Previously in this series, we saw that VLCC rates fell and Aframax rates rose in week 29. In this part, we’ll shift our focus to the cost side—bunker fuel prices.
Crude oil prices
Brent crude oil prices rose to $49.7 per barrel in the middle of the week from $46.91 per barrel on July 14, 2017. However, crude oil prices settled at $48.06 at the end of the week. At the beginning of the week, crude oil prices rose due to lower US crude and product inventories, which fell to the lowest level since December. Towards the end of the week, prices fell due to a report that OPEC’s oil supply is expected to exceed $33 million per day this month.
Bunker fuel prices
On July 20, 2017, average bunker fuel prices were $339.5 per ton—compared to $323 per ton a week ago on July 13, 2017. According to the Gibson report for week 29, bunker fuel prices at Rotterdam were $292 per ton on July 20, 2017—up from $279 per ton the previous week. Similarly, bunker fuel prices at the Port of Fujairah rose to $310 per ton on July 20 from $296 per ton on July 13, according to the same report.
Bunker fuel cost is a vital cost component for all shipping companies.
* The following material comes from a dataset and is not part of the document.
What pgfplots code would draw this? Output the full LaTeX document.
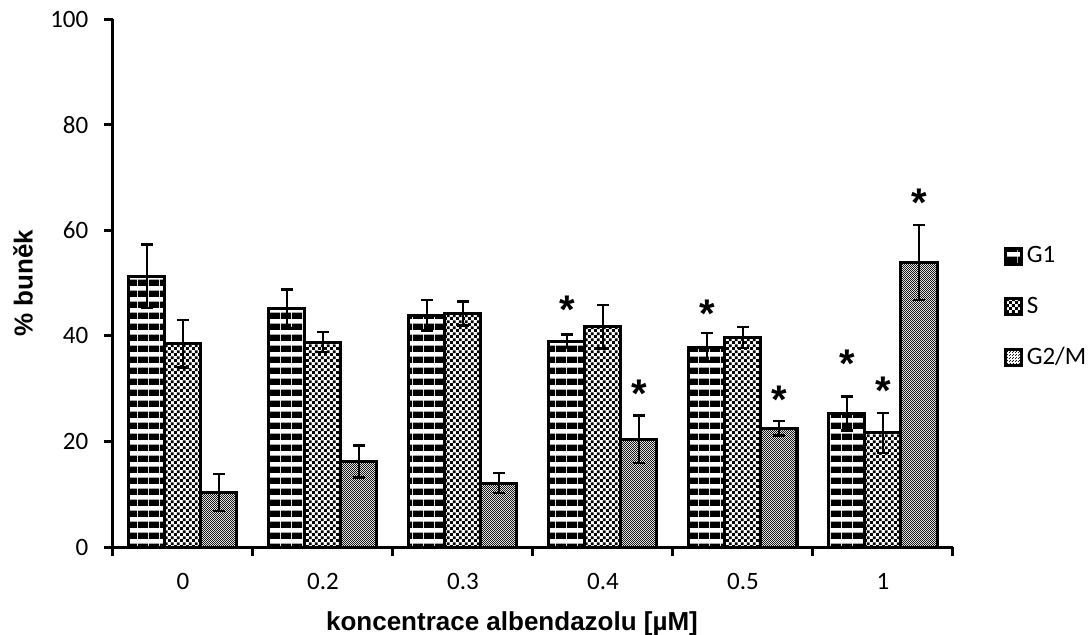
\documentclass[border=0pt]{standalone}
\usepackage{fontspec}
\setmainfont{Carlito}
\newfontfamily\arialf{Liberation Sans}
\usepackage{pgfplots}
\pgfplotsset{compat=1.18}
\usepackage{pgfplotstable}
\usetikzlibrary{patterns}

\pgfdeclarepatternformonly{hstripes}{\pgfqpoint{0pt}{0pt}}{\pgfqpoint{5.3pt}{5.3pt}}{\pgfqpoint{5.3pt}{5.3pt}}{%
  \pgfpathrectangle{\pgfqpoint{0pt}{0pt}}{\pgfqpoint{5.3pt}{3.3pt}}\pgfusepath{fill}}
\pgfdeclarepatternformonly{checkS}{\pgfqpoint{0pt}{0pt}}{\pgfqpoint{2.9pt}{2.9pt}}{\pgfqpoint{2.9pt}{2.9pt}}{%
  \pgfpathrectangle{\pgfqpoint{0pt}{0pt}}{\pgfqpoint{1.45pt}{1.45pt}}%
  \pgfpathrectangle{\pgfqpoint{1.45pt}{1.45pt}}{\pgfqpoint{1.45pt}{1.45pt}}\pgfusepath{fill}}
\pgfdeclarepatternformonly{checkG}{\pgfqpoint{0pt}{0pt}}{\pgfqpoint{1.2pt}{1.2pt}}{\pgfqpoint{1.2pt}{1.2pt}}{%
  \pgfpathrectangle{\pgfqpoint{0pt}{0pt}}{\pgfqpoint{0.6pt}{0.6pt}}%
  \pgfpathrectangle{\pgfqpoint{0.6pt}{0.6pt}}{\pgfqpoint{0.6pt}{0.6pt}}\pgfusepath{fill}}

\pgfplotstableread{
x G1 G1e S Se G2 G2e
0 51.3 6.0 38.5 4.5 10.3 3.5
1 45.1 3.7 38.8 1.9 16.2 3.0
2 43.9 2.9 44.2 2.3 12.1 1.9
3 39.0 1.3 41.7 4.1 20.4 4.5
4 37.8 2.7 39.7 2.0 22.5 1.4
5 25.3 3.2 21.6 3.8 53.9 7.1
}\data

\pgfplotstableread{
x y
3 46.5
4 45.8
5 36.3
}\starGone
\pgfplotstableread{
x y
5 31.1
}\starS
\pgfplotstableread{
x y
3 30.5
4 29.4
5 66.8
}\starGtwo

\newcommand\tickfont{\fontsize{12.5}{15}\selectfont}
\newcommand\labelfont{\arialf\bfseries\fontsize{13}{15}\selectfont}
\newcommand\starfont{\arialf\bfseries\fontsize{20}{20}\selectfont}

\begin{document}
\begin{tikzpicture}
\begin{axis}[
  scale only axis, width=420pt, height=264pt,
  xmin=-0.5, xmax=5.5, ymin=0, ymax=100,
  axis x line*=bottom, axis y line*=left,
  axis line style={line width=1.5pt, -},
  xtick={0,...,5}, xticklabels={0,0.2,0.3,0.4,0.5,1},
  minor xtick={-0.5,0.5,...,5.5},
  ytick={0,20,...,100},
  tick align=outside,
  major tick length=4.5pt, minor tick length=4.5pt,
  major x tick style={draw=none},
  minor x tick style={line width=1.5pt, black},
  y tick style={line width=1.5pt, black},
  /pgf/number format/assume math mode=true,
  ticklabel style={font=\tickfont},
  xticklabel style={yshift=-5.3pt},
  yticklabel style={xshift=-4.3pt},
  xlabel={koncentrace albendazolu [µM]},
  xlabel style={at={(axis description cs:0.475,-0.159)}, anchor=base, font=\labelfont},
  ylabel={\% buněk},
  ylabel style={at={(axis description cs:-0.1071,0.5)}, anchor=center, font=\labelfont},
  legend style={draw=none, fill=none, at={(axis description cs:1.060,0.4545)}, anchor=west,
    font=\tickfont, row sep=11.5pt, inner sep=0pt, legend cell align=left},
  legend image code/.code={\draw[#1, line width=1.5pt] (0pt,-4pt) rectangle (8pt,4pt);},
  error bars/y dir=both, error bars/y explicit,
  clip=false,
]
\addplot[ybar, bar width=18pt, bar shift=-18pt, draw=black, line width=1.5pt,
  preaction={fill=white}, pattern=hstripes, pattern color=black,
  error bars/error bar style={xshift=-18pt, line width=1.3pt, black, solid},
  error bars/error mark options={xshift=-18pt, rotate=90, line width=1.3pt, black, mark size=3pt}]
  table[x=x, y=G1, y error=G1e] {\data};
\addlegendentry{G1}
\addplot[ybar, bar width=18pt, bar shift=0pt, draw=black, line width=1.5pt,
  preaction={fill=white}, pattern=checkS, pattern color=black,
  error bars/error bar style={line width=1.3pt, black, solid},
  error bars/error mark options={rotate=90, line width=1.3pt, black, mark size=3pt}]
  table[x=x, y=S, y error=Se] {\data};
\addlegendentry{S}
\addplot[ybar, bar width=18pt, bar shift=18pt, draw=black, line width=1.5pt,
  preaction={fill=white}, pattern=checkG, pattern color=black!90,
  error bars/error bar style={xshift=18pt, line width=1.3pt, black, solid},
  error bars/error mark options={xshift=18pt, rotate=90, line width=1.3pt, black, mark size=3pt}]
  table[x=x, y=G2, y error=G2e] {\data};
\addlegendentry{G2/M}

\addplot[only marks, mark=none, forget plot, error bars/y dir=none,
  nodes near coords={*}, every node near coord/.style={font=\starfont, anchor=base, xshift=-18pt, yshift=-11pt, inner sep=0pt}]
  table[x=x, y=y] {\starGone};
\addplot[only marks, mark=none, forget plot, error bars/y dir=none,
  nodes near coords={*}, every node near coord/.style={font=\starfont, anchor=base, xshift=0pt, yshift=-11pt, inner sep=0pt}]
  table[x=x, y=y] {\starS};
\addplot[only marks, mark=none, forget plot, error bars/y dir=none,
  nodes near coords={*}, every node near coord/.style={font=\starfont, anchor=base, xshift=18pt, yshift=-11pt, inner sep=0pt}]
  table[x=x, y=y] {\starGtwo};
\end{axis}
\pgfresetboundingbox
\path (-56.5pt,-43.5pt) rectangle (488pt,273.5pt);
\end{tikzpicture}
\end{document}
Shipping companies include crude oil carriers, dry bulk shippers, product oil carriers, and LNG (liquefied natural gas) carriers. The bunker fuel cost is closely knit with oil prices. A rise in oil prices translates into a rise in bunker fuel prices. Some of the major crude oil tanker companies are Frontline (FRO), DHT Holdings (DHT), Nordic American Tankers (NAT), and Euronav (EURN). Navios Maritime Partners (NMM) is a major dry bulk shipper. GasLog (GLOG), Golar LNG (GLNG), and Teekay LNG Partners (TGP) are LNG carrier companies.